Provided entries:
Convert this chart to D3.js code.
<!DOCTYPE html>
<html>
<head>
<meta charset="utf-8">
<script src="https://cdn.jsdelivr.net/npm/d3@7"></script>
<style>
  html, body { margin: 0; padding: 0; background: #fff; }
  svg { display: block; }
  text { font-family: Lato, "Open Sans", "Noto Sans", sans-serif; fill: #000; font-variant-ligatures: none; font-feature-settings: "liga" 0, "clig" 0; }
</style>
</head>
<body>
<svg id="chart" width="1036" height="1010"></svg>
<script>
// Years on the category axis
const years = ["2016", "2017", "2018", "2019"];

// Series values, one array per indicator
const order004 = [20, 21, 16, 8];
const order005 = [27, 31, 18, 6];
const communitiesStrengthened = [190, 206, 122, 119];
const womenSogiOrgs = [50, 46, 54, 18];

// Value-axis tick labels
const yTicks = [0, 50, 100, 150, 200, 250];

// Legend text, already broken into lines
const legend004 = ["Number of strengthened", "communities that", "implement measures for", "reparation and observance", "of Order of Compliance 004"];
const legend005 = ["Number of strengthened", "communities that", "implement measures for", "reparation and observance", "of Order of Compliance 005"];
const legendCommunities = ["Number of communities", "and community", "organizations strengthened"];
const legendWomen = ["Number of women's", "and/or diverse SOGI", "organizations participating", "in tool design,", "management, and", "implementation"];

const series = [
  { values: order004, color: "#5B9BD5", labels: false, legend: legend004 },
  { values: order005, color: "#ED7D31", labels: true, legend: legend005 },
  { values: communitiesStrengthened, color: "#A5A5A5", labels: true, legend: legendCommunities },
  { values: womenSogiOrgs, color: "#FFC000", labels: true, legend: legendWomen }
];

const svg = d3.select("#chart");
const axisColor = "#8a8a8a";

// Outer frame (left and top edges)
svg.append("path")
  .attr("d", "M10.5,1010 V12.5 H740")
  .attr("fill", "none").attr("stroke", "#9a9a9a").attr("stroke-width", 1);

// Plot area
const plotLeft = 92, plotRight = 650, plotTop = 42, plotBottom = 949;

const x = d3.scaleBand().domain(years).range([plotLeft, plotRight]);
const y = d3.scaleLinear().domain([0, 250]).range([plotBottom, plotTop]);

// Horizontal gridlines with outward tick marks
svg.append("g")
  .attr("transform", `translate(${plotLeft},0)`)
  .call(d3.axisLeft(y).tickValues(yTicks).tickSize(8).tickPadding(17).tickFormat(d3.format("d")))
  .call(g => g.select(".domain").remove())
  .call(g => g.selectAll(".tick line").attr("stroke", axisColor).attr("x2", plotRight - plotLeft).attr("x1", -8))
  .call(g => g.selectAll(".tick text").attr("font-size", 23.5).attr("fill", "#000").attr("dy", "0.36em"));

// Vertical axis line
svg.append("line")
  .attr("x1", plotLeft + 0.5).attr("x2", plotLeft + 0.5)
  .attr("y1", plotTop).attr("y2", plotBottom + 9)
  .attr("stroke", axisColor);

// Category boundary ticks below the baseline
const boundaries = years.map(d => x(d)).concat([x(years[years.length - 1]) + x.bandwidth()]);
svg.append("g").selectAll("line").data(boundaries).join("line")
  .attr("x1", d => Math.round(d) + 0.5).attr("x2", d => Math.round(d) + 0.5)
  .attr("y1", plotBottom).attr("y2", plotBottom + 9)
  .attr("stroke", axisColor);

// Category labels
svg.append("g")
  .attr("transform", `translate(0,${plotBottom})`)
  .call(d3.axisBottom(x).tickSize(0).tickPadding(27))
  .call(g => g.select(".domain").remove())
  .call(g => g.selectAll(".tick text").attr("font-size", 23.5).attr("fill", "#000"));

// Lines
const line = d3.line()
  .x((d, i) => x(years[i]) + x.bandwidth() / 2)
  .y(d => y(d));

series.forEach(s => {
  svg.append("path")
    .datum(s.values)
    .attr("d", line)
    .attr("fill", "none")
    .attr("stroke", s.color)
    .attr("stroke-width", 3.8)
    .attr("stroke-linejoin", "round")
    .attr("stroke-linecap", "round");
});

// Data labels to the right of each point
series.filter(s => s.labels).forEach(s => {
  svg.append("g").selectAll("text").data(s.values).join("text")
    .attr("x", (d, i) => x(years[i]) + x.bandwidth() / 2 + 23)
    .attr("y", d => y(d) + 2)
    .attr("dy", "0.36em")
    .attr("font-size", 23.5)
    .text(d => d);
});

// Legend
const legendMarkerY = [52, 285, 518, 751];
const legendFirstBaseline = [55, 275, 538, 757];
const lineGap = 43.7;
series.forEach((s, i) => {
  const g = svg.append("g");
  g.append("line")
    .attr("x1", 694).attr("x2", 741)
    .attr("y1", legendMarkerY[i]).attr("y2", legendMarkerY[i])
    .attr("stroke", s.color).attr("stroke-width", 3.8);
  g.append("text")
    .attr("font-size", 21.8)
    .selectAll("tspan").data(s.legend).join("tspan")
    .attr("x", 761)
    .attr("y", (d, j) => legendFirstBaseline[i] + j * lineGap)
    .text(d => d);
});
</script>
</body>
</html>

--

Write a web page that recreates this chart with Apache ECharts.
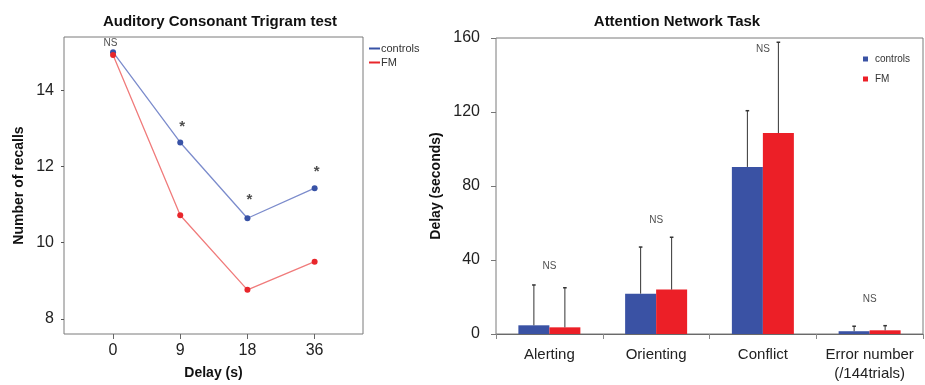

Exercise description: Extract verbatim only those lines that run from the line with "Convert this chart to D3.js code." to the line with "const yTicks = [0, 50, 100, 150, 200, 250];", inclusive.

Result below:
Convert this chart to D3.js code.
<!DOCTYPE html>
<html>
<head>
<meta charset="utf-8">
<script src="https://cdn.jsdelivr.net/npm/d3@7"></script>
<style>
  html, body { margin: 0; padding: 0; background: #fff; }
  svg { display: block; }
  text { font-family: Lato, "Open Sans", "Noto Sans", sans-serif; fill: #000; font-variant-ligatures: none; font-feature-settings: "liga" 0, "clig" 0; }
</style>
</head>
<body>
<svg id="chart" width="1036" height="1010"></svg>
<script>
// Years on the category axis
const years = ["2016", "2017", "2018", "2019"];

// Series values, one array per indicator
const order004 = [20, 21, 16, 8];
const order005 = [27, 31, 18, 6];
const communitiesStrengthened = [190, 206, 122, 119];
const womenSogiOrgs = [50, 46, 54, 18];

// Value-axis tick labels
const yTicks = [0, 50, 100, 150, 200, 250];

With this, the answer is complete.